Néji Jaloul, enfin. Des trois ministres, celui de l’Education semble le plus marqué par les épreuves vécues, voire, par moments, tétanisé par l’ampleur de la tâche qui l’attend à la tête de ce ministère.
Avouant avoir «débarqué avec une idée vague», le ministre de l’Education affirme que «l’école de 1958 est finie». Néji Jaloul déclare vouloir «enraciner les Tunisiens dans un choix de modernité et d’ouverture» et mener la nécessaire réforme pour répondre aux interrogations qu’ils se posent au sujet du système éducatif: l’âge de scolarisation, l’égalité des chances, la qualité des acquis scolaires, l’efficacité du système éducatif, l’état de l’environnement scolaire –«souvent répulsif»-, le problème de la gouvernance –le ministre signale l’existence d’un «problème d’administration scolaire», qui fait que les «directeurs d’établissements sont souvent des enseignants syndiqués»-, le problème du financement –«l’Etat ne peut plus financer l’école»-, etc.

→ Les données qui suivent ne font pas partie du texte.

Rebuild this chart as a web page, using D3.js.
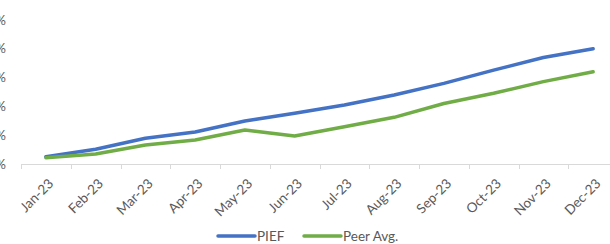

Pour redresser la barre, il faut donc réformer le système. Le ministre ne veut pas d’une réforme «comme celle de 1990 qui a été faite dans les bureaux et a pour cela échoué». Ne cachant pas sa crainte que la réforme en préparation connaisse le même sort –et qu’elle soit notamment imposée par les enseignants-, Néji Jaloul appelle à un débat auquel il voudrait que les Tunisiens prennent part. Car «la réforme de l’école n’est pas un dossier technique mais un choix de société».